◆ Supplied records
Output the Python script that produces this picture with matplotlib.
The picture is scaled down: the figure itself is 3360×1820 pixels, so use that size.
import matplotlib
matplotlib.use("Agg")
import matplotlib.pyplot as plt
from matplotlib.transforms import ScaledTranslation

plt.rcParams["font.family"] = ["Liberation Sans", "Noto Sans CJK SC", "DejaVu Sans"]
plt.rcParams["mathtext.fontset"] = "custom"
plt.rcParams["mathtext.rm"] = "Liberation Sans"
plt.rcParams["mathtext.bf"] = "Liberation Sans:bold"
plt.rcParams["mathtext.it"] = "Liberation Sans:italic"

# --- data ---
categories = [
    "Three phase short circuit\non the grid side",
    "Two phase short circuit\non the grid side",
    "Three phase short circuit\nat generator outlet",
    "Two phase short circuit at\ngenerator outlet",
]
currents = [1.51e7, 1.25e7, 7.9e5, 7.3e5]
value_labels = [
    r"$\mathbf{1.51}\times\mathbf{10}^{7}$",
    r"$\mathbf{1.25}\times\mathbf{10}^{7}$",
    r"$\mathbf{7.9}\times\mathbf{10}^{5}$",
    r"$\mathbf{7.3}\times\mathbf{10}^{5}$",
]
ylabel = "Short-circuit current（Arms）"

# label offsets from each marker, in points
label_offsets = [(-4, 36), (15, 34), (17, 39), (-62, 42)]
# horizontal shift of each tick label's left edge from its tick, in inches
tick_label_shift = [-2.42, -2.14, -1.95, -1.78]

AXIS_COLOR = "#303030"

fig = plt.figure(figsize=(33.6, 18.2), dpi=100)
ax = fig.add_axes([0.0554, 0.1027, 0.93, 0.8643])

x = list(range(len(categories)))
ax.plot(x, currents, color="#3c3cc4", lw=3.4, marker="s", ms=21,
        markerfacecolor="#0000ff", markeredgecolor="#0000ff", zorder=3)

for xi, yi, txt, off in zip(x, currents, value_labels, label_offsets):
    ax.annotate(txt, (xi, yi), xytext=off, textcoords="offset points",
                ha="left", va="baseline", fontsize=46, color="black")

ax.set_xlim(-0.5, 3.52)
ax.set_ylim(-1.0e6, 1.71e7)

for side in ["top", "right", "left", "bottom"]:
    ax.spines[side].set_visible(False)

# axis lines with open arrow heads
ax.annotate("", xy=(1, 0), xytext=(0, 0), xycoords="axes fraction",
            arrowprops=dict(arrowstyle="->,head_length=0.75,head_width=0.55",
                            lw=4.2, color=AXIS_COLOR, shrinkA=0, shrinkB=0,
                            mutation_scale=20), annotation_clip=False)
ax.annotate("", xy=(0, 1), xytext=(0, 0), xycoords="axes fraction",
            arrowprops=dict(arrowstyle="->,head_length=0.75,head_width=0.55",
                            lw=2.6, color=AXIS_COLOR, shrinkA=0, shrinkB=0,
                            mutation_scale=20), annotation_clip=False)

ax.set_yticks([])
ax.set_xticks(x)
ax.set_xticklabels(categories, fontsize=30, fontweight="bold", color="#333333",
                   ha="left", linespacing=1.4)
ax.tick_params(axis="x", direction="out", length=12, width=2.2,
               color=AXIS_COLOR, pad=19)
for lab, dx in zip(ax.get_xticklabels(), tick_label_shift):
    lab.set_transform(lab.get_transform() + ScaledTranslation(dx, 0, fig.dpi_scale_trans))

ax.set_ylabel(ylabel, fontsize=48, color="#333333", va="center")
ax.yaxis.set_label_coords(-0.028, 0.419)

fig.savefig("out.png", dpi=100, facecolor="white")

---

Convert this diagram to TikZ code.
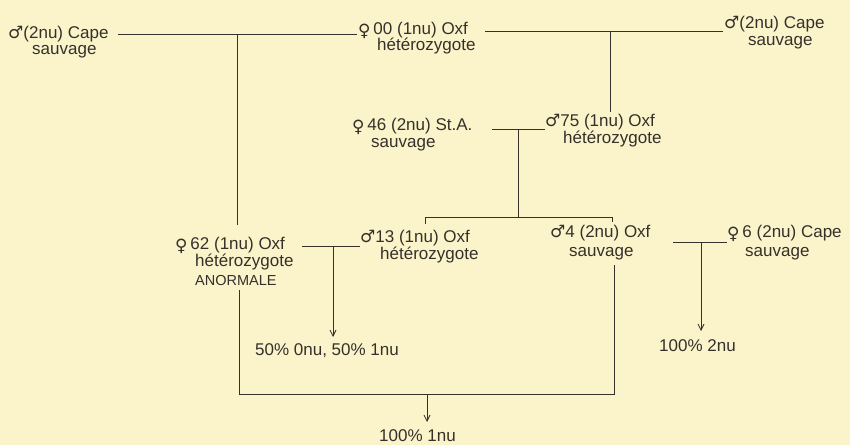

--

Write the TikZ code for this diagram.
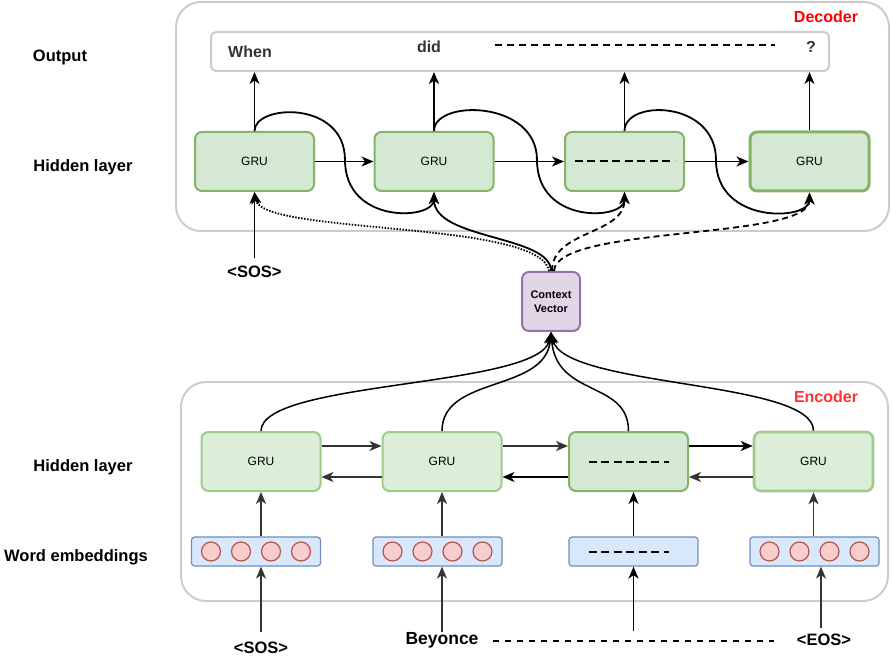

◆ Exercise objective
Give again only the lines that run from the line with "Output the Python" to the line with "from matplotlib.transforms import". Include both of those lines exactly as written.

◆ Answer to the task
Output the Python script that produces this picture with matplotlib.
The picture is scaled down: the figure itself is 3360×1820 pixels, so use that size.
import matplotlib
matplotlib.use("Agg")
import matplotlib.pyplot as plt
from matplotlib.transforms import ScaledTranslation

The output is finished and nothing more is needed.